Quote:
Originally Posted by washoe
The bolded is common sense to me, which I am doing anyways and I think most people are. The problem I am having is that it only gets worse. I.e. everyone is ordering from amazon, which means more air and road traffic. Imagine 1.366 Billion Indians doing this in a couple years, and 1.398 Billion Chinese ( I just looked up both numbers)
Which technologies, is a good question, but it looks like India and China are going the coal route and then Im seeing difficulties. So yeah, however I look at it its a problem, a problem we can only put a dent in if we focus on more imprtant things first.
My priority list would be something like this. But it seems they want to put those priorities upside down.
-Corpoarate Cartels
-Afghanistan
-Syria
-Northkorea
-Cuba
-Mexico
-China
-Africa
-India
-Covid
-Climate Change
Priority lists tend to be emotional, triggered by something direct and dramatic.

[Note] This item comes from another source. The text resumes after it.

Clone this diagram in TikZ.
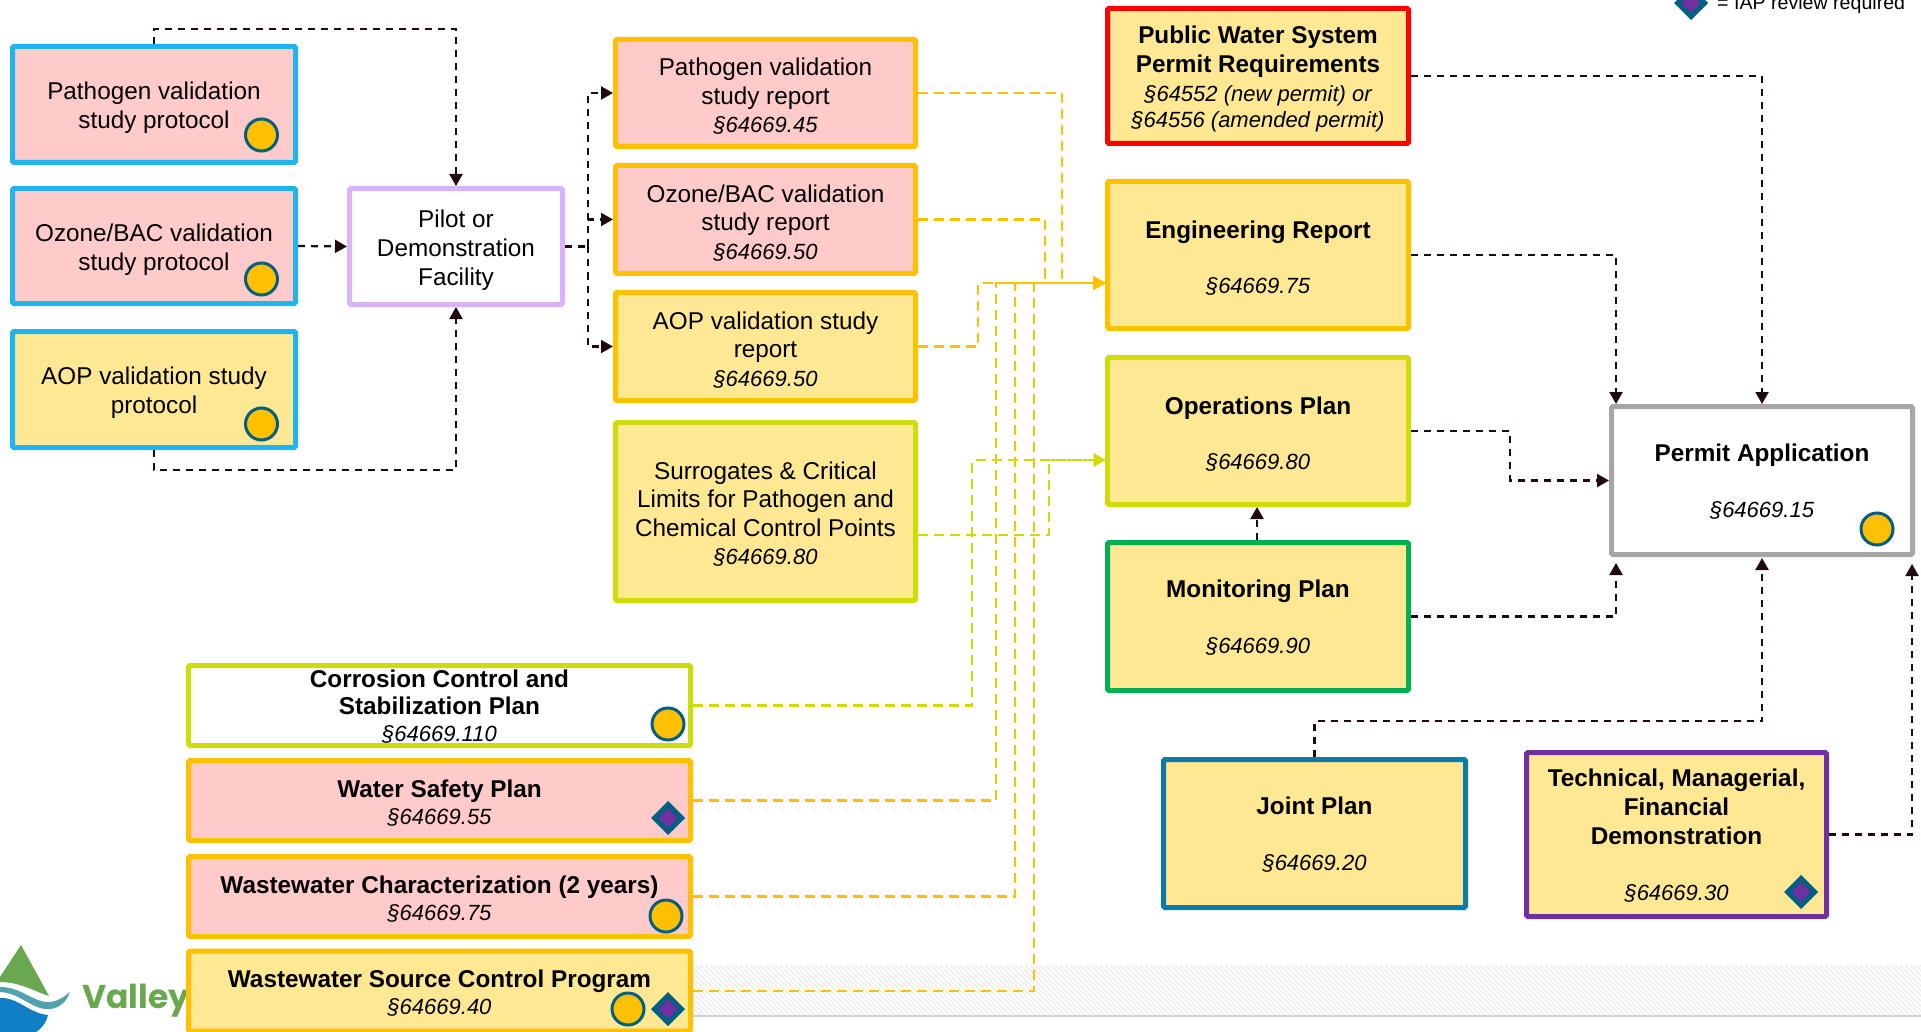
\documentclass[tikz,border=0pt]{standalone}
\usepackage{fontspec}
\setmainfont{Liberation Sans}
\newfontfamily\logofont{Poppins}
\usetikzlibrary{arrows.meta,shapes.geometric}
\definecolor{pinkf}{HTML}{FFCACA}
\definecolor{yellowf}{HTML}{FEE894}
\definecolor{skybd}{HTML}{1FB4EE}
\definecolor{amberbd}{HTML}{FFC000}
\definecolor{limebd}{HTML}{CEDC0A}
\definecolor{greenbd}{HTML}{00B050}
\definecolor{purplebd}{HTML}{7030A0}
\definecolor{lilacbd}{HTML}{DAB3FF}
\definecolor{greybd}{HTML}{A6A6A6}
\definecolor{redbd}{HTML}{FF0000}
\definecolor{tealbd}{HTML}{087CA7}
\definecolor{markbd}{HTML}{005F83}
\definecolor{darkline}{HTML}{1F0A10}
\definecolor{logogreen}{HTML}{69A84F}
\definecolor{logoteal}{HTML}{4FA3AC}
\definecolor{logoblue}{HTML}{0E7FC4}
\newcommand{\secn}[1]{{\fontsize{22}{29}\selectfont\itshape #1}}
\newcommand{\nudge}[1]{\rule{0pt}{#1pt}}
\tikzset{
  box/.style 2 args={draw=#1,fill=#2,line width=5pt,rounded corners=1.5pt,inner sep=0pt,align=center,
    font=\fontsize{24.3}{29}\selectfont},
  sz/.style 2 args={minimum width=#1,minimum height=#2},
  tight/.style={font=\fontsize{24.3}{27}\selectfont},
  snug/.style={font=\fontsize{24.3}{28.5}\selectfont},
  circmark/.style={circle,draw=markbd,fill=amberbd,line width=3pt,minimum size=32pt,inner sep=0pt},
  diamark/.style={diamond,aspect=1,draw=markbd,fill=purplebd,line width=5pt,minimum size=29pt,inner sep=0pt},
  darkflow/.style={draw=darkline,line width=2.2pt,dash pattern=on 7pt off 6pt,-{Triangle[length=12pt,width=13pt]}},
  darkplain/.style={draw=darkline,line width=2.2pt,dash pattern=on 7pt off 6pt},
  amberflow/.style={draw=amberbd,line width=2.4pt,dash pattern=on 10pt off 6pt,-{Triangle[length=12pt,width=13pt]}},
  limeflow/.style={draw=limebd,line width=2.4pt,dash pattern=on 10pt off 6pt,-{Triangle[length=12pt,width=13pt]}},
}
\begin{document}
\begin{tikzpicture}[x=1pt,y=-1pt]
\useasboundingbox (0,0) rectangle (1921,1032);
% hatched footer band
\begin{scope}
  \clip (693,965) rectangle (1921,1016);
  \foreach \i in {640,645,...,1921} {
    \draw[line width=1.6pt,draw=black!7] (\i,965) -- ++(51,51);
  }
\end{scope}
\draw[line width=1.2pt,draw=black!18] (693,1016) -- (1921,1016);
% logo
\fill[logogreen] (21,945) -- (49,996)
   .. controls (36,992) and (20,982) .. (0,982) -- (0,977) -- cycle;
\fill[logoteal] (0,987) .. controls (22,987) and (32,1002) .. (48,1002)
   .. controls (58,1002) and (65,996) .. (70,992)
   .. controls (66,1004) and (56,1010) .. (46,1009)
   .. controls (30,1008) and (20,993) .. (0,992) -- cycle;
\fill[logoblue] (0,998) .. controls (18,997) and (28,1013) .. (48,1015)
   .. controls (46,1024) and (40,1030) .. (33,1034) -- (0,1034) -- cycle;
\node[anchor=base west,inner sep=0pt,text=logogreen,font=\fontsize{33}{35}\selectfont\logofont\bfseries] (logotext) at (82,1008) {Valley};
% legend
\node[diamark] (legendmark) at (1691,3) {};
\node[anchor=base west,inner sep=0pt,font=\fontsize{19.6}{24}\selectfont] (legendtext) at (1717,10) {= IAP review required};
% protocols
\node[box={skybd}{pinkf},sz={283}{116}] (A1) at (154,104.5) {\nudge{25}Pathogen validation\\study protocol};
\node[box={skybd}{pinkf},sz={283}{115}] (A2) at (154,246) {\nudge{25}Ozone/BAC validation\\study protocol};
\node[box={skybd}{yellowf},sz={283}{116}] (A3) at (154,389.5) {\nudge{25}AOP validation study\\protocol};
\node[box={lilacbd}{white},sz={213}{116}] (P) at (456,246.5) {\nudge{26}Pilot or\\Demonstration\\Facility};
% reports
\node[box={amberbd}{pinkf},snug,sz={300}{107}] (B1) at (765.5,93) {\nudge{24}Pathogen validation\\study report\\\secn{§64669.45}};
\node[box={amberbd}{pinkf},snug,sz={300}{108}] (B2) at (765.5,219.5) {\nudge{24}Ozone/BAC validation\\study report\\\secn{§64669.50}};
\node[box={amberbd}{yellowf},snug,sz={300}{108}] (B3) at (765.5,346.5) {\nudge{24}AOP validation study\\report\\\secn{§64669.50}};
\node[box={limebd}{yellowf},snug,sz={300}{178}] (B4) at (765.5,511.5) {\nudge{23}Surrogates \& Critical\\Limits for Pathogen and\\Chemical Control Points\\\secn{§64669.80}};
% plans
\node[box={redbd}{yellowf},sz={301}{135}] (C) at (1258,76) {\nudge{24}\textbf{Public Water System}\\\textbf{Permit Requirements}\\\secn{§64552 (new permit) or}\\[-3.5pt]\secn{§64556 (amended permit)}};
\node[box={amberbd}{yellowf},sz={301}{147}] (D) at (1258,255) {\nudge{23}\textbf{Engineering Report}\\[26pt]\secn{§64669.75}};
\node[box={limebd}{yellowf},sz={301}{147}] (E) at (1258,431) {\nudge{23}\textbf{Operations Plan}\\[26pt]\secn{§64669.80}};
\node[box={greenbd}{yellowf},sz={301}{148}] (F) at (1258,616.5) {\nudge{20}\textbf{Monitoring Plan}\\[27pt]\secn{§64669.90}};
\node[box={greybd}{white},sz={301}{148}] (R) at (1762,480.5) {\nudge{20}\textbf{Permit Application}\\[27pt]\secn{§64669.15}};
\node[box={tealbd}{yellowf},sz={302}{148}] (J) at (1314.5,833.5) {\nudge{20}\textbf{Joint Plan}\\[27pt]\secn{§64669.20}};
\node[box={purplebd}{yellowf},sz={300}{164}] (T) at (1676.5,834.5) {\nudge{20}\textbf{Technical, Managerial,}\\\textbf{Financial}\\\textbf{Demonstration}\\[27pt]\secn{§64669.30}};
% lower left
\node[box={limebd}{white},tight,sz={502}{80}] (G) at (439.5,705.5) {\nudge{20}\textbf{Corrosion Control and}\\\textbf{Stabilization Plan}\\\secn{§64669.110}};
\node[box={amberbd}{pinkf},tight,sz={502}{80}] (H) at (439.5,800.5) {\nudge{23}\textbf{Water Safety Plan}\\\secn{§64669.55}};
\node[box={amberbd}{pinkf},tight,sz={502}{80}] (I) at (439.5,896.5) {\nudge{22}\textbf{Wastewater Characterization (2 years)}\\\secn{§64669.75}};
\node[box={amberbd}{yellowf},tight,sz={502}{80}] (K) at (439.5,991) {\nudge{21}\textbf{Wastewater Source Control Program}\\\secn{§64669.40}};
% markers
\node[circmark] (mA1) at (261.5,135) {};
\node[circmark] (mA2) at (261.5,279) {};
\node[circmark] (mA3) at (261.5,424) {};
\node[circmark] (mR) at (1877,529) {};
\node[circmark] (mG) at (668,724) {};
\node[diamark] (mH) at (668,818) {};
\node[circmark] (mI) at (666,916) {};
\node[circmark] (mK) at (628,1009) {};
\node[diamark] (mK2) at (668,1009) {};
\node[diamark] (mT) at (1801,892) {};
% routing points
\coordinate (a1up) at (154,29);
\coordinate (a3dn) at (154,470);
\coordinate (pbus) at (588,246.5);
\coordinate (dIn) at (1105.5,283);
\coordinate (eIn) at (1105.5,460);
\coordinate (c1) at (1062,283);
\coordinate (c2) at (1045,283);
\coordinate (c3) at (978,283);
\coordinate (c4) at (996,283);
\coordinate (c5) at (1015,283);
\coordinate (c6) at (1034,283);
\coordinate (g1) at (1049,460);
\coordinate (g2) at (972,460);
\coordinate (b4y) at (1000,535);
\coordinate (fe) at (1257,500);
\coordinate (ropL) at (1616,404);
\coordinate (rbotL) at (1616,563);
\coordinate (rbotR) at (1912,564);
\coordinate (rleft) at (1609,480.5);
\coordinate (ejog) at (1510,431);
\coordinate (rbotC) at (1762,558);
\coordinate (jup) at (1314.5,721);
% dark connectors
\draw[darkflow] (A2.east) -- (P.west);
\draw[darkflow] (A1.north) -- (a1up) -| (P.north);
\draw[darkflow] (A3.south) -- (a3dn) -| (P.south);
\draw[darkplain] (P.east) -- (pbus);
\draw[darkflow] (pbus) |- (B1.west);
\draw[darkflow] (pbus) |- (B2.west);
\draw[darkflow] (pbus) |- (B3.west);
\draw[darkflow] (C.east) -| (R.north);
\draw[darkflow] (D.east) -| (ropL);
\draw[darkflow] (E.east) -- (ejog) -- (ejog |- rleft) -- (rleft);
\draw[darkflow] (F.east) -| (rbotL);
\draw[darkflow] (fe |- F.north) -- (fe |- E.south);
\draw[darkflow] (J.north) -- (jup) -| (rbotC);
\draw[darkflow] (T.east) -| (rbotR);
% amber connectors
\draw[amberflow] (B1.east) -| (c1) -- (dIn);
\draw[amberflow] (B2.east) -| (c2) -- (dIn);
\draw[amberflow] (B3.east) -| (c3) -- (dIn);
\draw[amberflow] (H.east) -| (c4) -- (dIn);
\draw[amberflow] (I.east) -| (c5) -- (dIn);
\draw[amberflow] (K.east) -| (c6) -- (dIn);
% lime connectors
\draw[limeflow] (B4.east |- b4y) -| (g1) -- (eIn);
\draw[limeflow] (G.east) -| (g2) -- (eIn);
\end{tikzpicture}
\end{document}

It's hard to get people to be worried about that seems far off and which creeps by so slowly that even if its effects are well underway, it has gone gradually enough to make it seem seem natural.
But a casket from Afghanistan, the harrowing account of victims being tortured to death by cartels or the tax percentage on your payslip is going to strike harder for most of us than a climatologist's graph, regardless of the enormous and ongoing suffering it shows.
There were recent threads here dedicated to the trolley problem, trying to make the trolley problem predictable by political ideology. The problem is of course, the trolley problem was real it would probably look something like this:
1.) 20% of people arguing that trolley construction makes the problem impossible.
2.) 10% of people busy blaming the trolley driver on social media.
3.) 5% of people arguing that the trolley driver is part of a conspiracy.
4.) 30% of people who don't really care.
5.) 15% of people arguing that both sides are equally bad.
6.) 5% of people arguing that people lying down on train tracks get what they deserve.
7.) 5% of people arguing that trolleys work just fine, we need to live with the accidents and stop installing buttons everywhere.
8.) 10% argue amongst themselves about whether the problem is too few fences or too few buttons.
Add to that a lot of people busy arguing that if their guy was in charge, the problem would not exist.
That doesn't mean the issue wouldn't be solved, merely that the road to a solution tends to be messy and confusing.